Indeed, film years are different from year to year but it is helpful to note that 2014 was a weaker film year overall than 2013 was. 

Yet in 2014 the HFPA nominated the 2013 "Wolf" for two Golden Globes (versus four for "Selma" in 2015.)  Mr. DiCaprio won a Globe for best actor in a comedy or musical.

"The Wolf Of Wall Street", screener issues and all, still managed to receive four BAFTA nominations. 

"Selma", with its four British actors, received none.

"The Wolf Of Wall Street" received five Oscar nominations from the Academy. 

"Selma" received two.

Martin Scorsese received a Directors' Guild nomination from the DGA. 

Ava DuVernay did not. 

The Producers' Guild Of America gave "The Wolf Of Wall Street" a nomination.

"Selma" did not receive one.

My point is, that people, film critics, awards bodies are far more willing to make the effort to see a film directed by Martin Scorsese than they will Ava DuVernay.  The truth behind this isn't Paramount Pictures, since Paramount had issues with disseminating screeners for both films.

The truth is, that racist undercurrents among people, among critics -- both conscious and unconscious ones -- accounts for the less enthusiastic critical verve among some at least,  to see "Selma".  Once people saw "Selma", they loved it.  The reviews reflected as such.

And even then however, at the recent Critics' Choice awards, "Selma" finished far back.  While there are competing films in the awards marketplace, and while many critics lauded "Selma" as a collective group film critics did not award the film when they had the chance.  Only groups like Dallas Fort-Worth critics, the Black Film Critics Circle (of which I am a member, as well as the S.F. Film Critics Circle) and the African-American Film Critics Circle, among a very small few, lauded "Selma" in any appreciable or declarative way.

The truth is, Americans will still be more likely to make it a priority or make an effort to see a film directed by a white man than a film directed by a Black woman. 

The Academy's mostly white male population bore that truth out about racist undercurrents within just last week.  And the belated viewing of "Selma" and the response by some film critics and others bore it out, too.

This isn't about Paramount.  It is about paramount racist biases that exist within the hearts of a good number of white film critics.  It is something some of the white critics who belatedly saw "Selma" might all too-readily be willing to blame on screeners. 

Had Mr.

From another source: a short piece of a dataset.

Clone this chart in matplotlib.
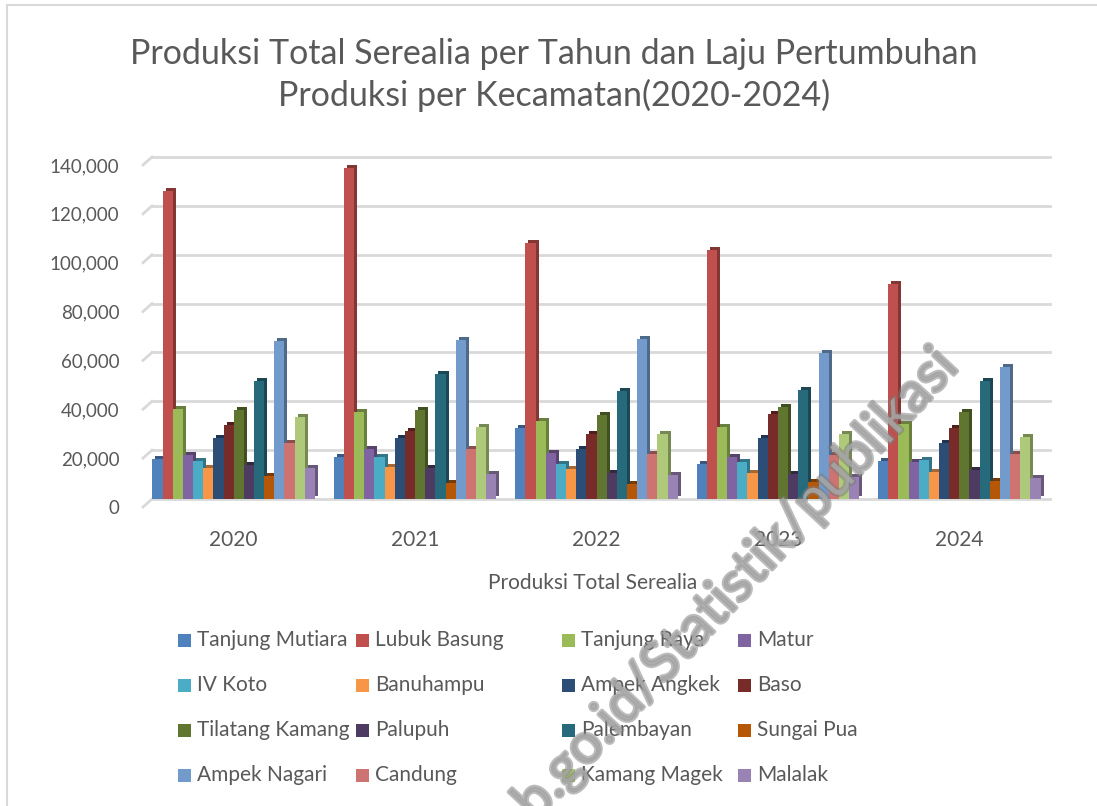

Scorsese directed "Selma" and he and Mr. DiCaprio been in attendance in San Francisco on Sunday, November 16, a lot more people --critics -- who weren't in attendance with Oprah and co, would have found a way to make it to the special event screening.  I am almost 100% certain of that.

As I've illustrated here: a lack of screeners, and the general screener argument, are an excuse.  A lack of screeners didn't stop critics from finding a way to see "The Wolf Of Wall Street". 

Screeners are not the culprit.  The mirror awaits.